Öğretim görevlilerinin, öğrencilerinin; öğrencilerin de kendi arkadaşlarının öğrenim özgürlükleri konusunda niye bu kadar düşmanca bir tavır içerisine girdiklerini anlamak gerçekten zor. Ama bu öğrencilerin ve “kabullenmiyoruz”cu öğretim görevlilerinin başörtüsü merkezli bir özgürlük ve hak arayışından rahatsız olmalarının sebebi çok açık. Onlara göre başörtüsü “dinsel dogma” ve ortaçağ karanlıkları”ndan başka bir şey değil.
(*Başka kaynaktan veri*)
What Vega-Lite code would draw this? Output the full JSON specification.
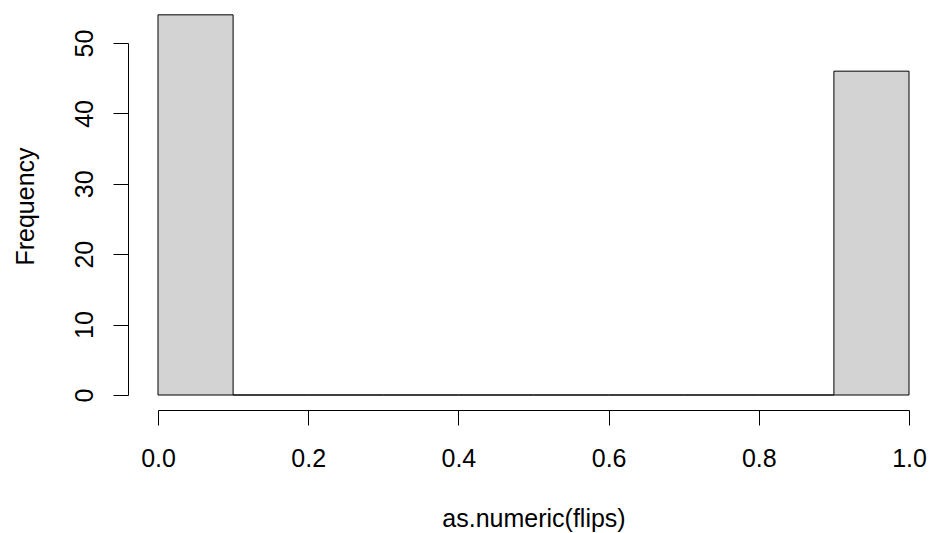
{
  "$schema": "https://vega.github.io/schema/vega-lite/v6.json",
  "width": 751,
  "height": 352,
  "autosize": "none",
  "padding": {"left": 158, "top": 43, "right": 20, "bottom": 138},
  "background": "white",
  "config": {"view": {"stroke": null}},
  "data": {
    "values": [
      {"bin_start": 0.0, "bin_end": 0.1, "count": 54},
      {"bin_start": 0.1, "bin_end": 0.2, "count": 0},
      {"bin_start": 0.2, "bin_end": 0.3, "count": 0},
      {"bin_start": 0.3, "bin_end": 0.4, "count": 0},
      {"bin_start": 0.4, "bin_end": 0.5, "count": 0},
      {"bin_start": 0.5, "bin_end": 0.6, "count": 0},
      {"bin_start": 0.6, "bin_end": 0.7, "count": 0},
      {"bin_start": 0.7, "bin_end": 0.8, "count": 0},
      {"bin_start": 0.8, "bin_end": 0.9, "count": 0},
      {"bin_start": 0.9, "bin_end": 1.0, "count": 46}
    ]
  },
  "mark": {"type": "rect", "fill": "#D3D3D3", "stroke": "black", "strokeWidth": 1, "clip": false},
  "encoding": {
    "x": {
      "field": "bin_start",
      "type": "quantitative",
      "scale": {"domain": [0, 1], "nice": false, "zero": false},
      "axis": {
        "title": "as.numeric(flips)",
        "offset": 15,
        "values": [0, 0.2, 0.4, 0.6, 0.8, 1.0],
        "format": ".1f",
        "grid": false,
        "domainColor": "black",
        "tickColor": "black",
        "tickSize": 15,
        "labelFont": "Liberation Sans",
        "labelFontSize": 25,
        "labelColor": "black",
        "labelBaseline": "alphabetic",
        "labelPadding": 41,
        "labelFlush": false,
        "labelOverlap": false,
        "titleFont": "Liberation Sans",
        "titleFontSize": 25,
        "titleFontWeight": "normal",
        "titleColor": "black",
        "titleBaseline": "alphabetic",
        "titleAlign": "center",
        "titleAnchor": null,
        "titleX": 375.5,
        "titleY": 116
      }
    },
    "x2": {"field": "bin_end"},
    "y": {
      "field": "count",
      "type": "quantitative",
      "scale": {"domain": [0, 50], "nice": false, "zero": true},
      "axis": {
        "title": "Frequency",
        "offset": 30,
        "values": [0, 10, 20, 30, 40, 50],
        "grid": false,
        "domainColor": "black",
        "tickColor": "black",
        "tickSize": 15,
        "labelFont": "Liberation Sans",
        "labelFontSize": 25,
        "labelColor": "black",
        "labelAngle": -90,
        "labelAlign": "center",
        "labelBaseline": "alphabetic",
        "labelPadding": 21,
        "labelFlush": false,
        "labelOverlap": false,
        "titleFont": "Liberation Sans",
        "titleFontSize": 25,
        "titleFontWeight": "normal",
        "titleColor": "black",
        "titleAngle": -90,
        "titleBaseline": "alphabetic",
        "titleAlign": "center",
        "titleAnchor": null,
        "titleX": -95,
        "titleY": 163
      }
    },
    "y2": {"datum": 0}
  }
}
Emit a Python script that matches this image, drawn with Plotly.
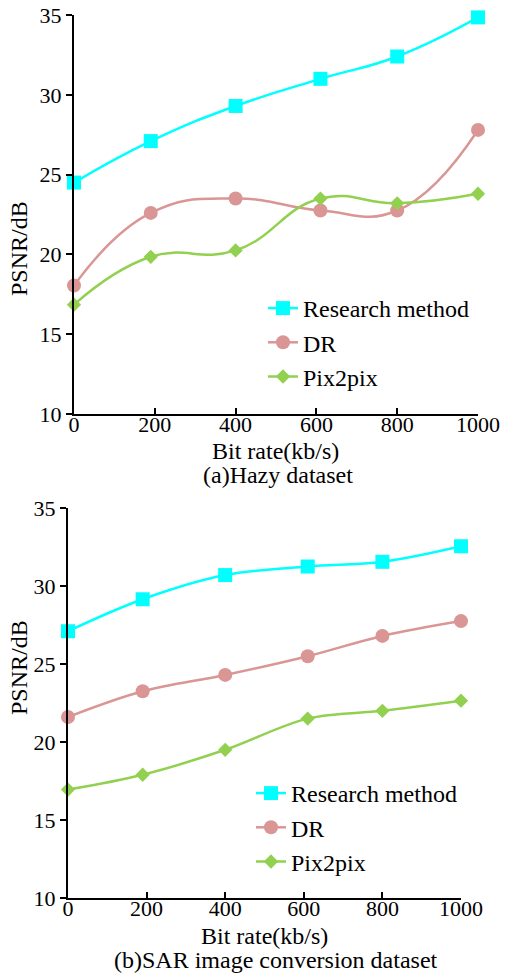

“Türban karşıtlığı” diye örtmeye çalıştıkları aslında buz gibi bir din düşmanlığı. Kabullenemedikleri de dinin özgürlüğün ve hak arayışının temel motifi olması. Bu zihniyet sahipleri yıllardır bu toprakların esas gerçeğinin din ya da İslam olduğunu bir türlü fark edemediler. Öyle olunca da genetiğimize yabancı ithal söylemlerle boşuna vakitlerini harcayıp durdular. Hâlâ da aynı yolda ısrar etmekten bir türlü vazgeçmiyorlar. Biz de uyarmaktan vazgeçmeyelim o zaman:

Arkadaşlar, “gerçek, temelli bir özgürleşme ve aydınlanma mücadelesi” diye nitelediğiniz şey bu topraklarda tutmaz. Mayası dinle yoğrulmuş bu toprakların özgürlükten anladığı dinin iki dünyayı da kapsayan ebedi özgürlük çağrısıdır. Bunun dışında ortaya koymaya çalışacağınız “aydınlanma” temelli her hak arayışı hüsranla sonuçlanmaya mahkûmdur. Sizin eski tüfeklerinizin hangisi başarılı oldu ki siz başarılı olacaksınız? Bir aydınlanamadınız gitti ya hu...


Mehmet Köprülü'ın Yazısı.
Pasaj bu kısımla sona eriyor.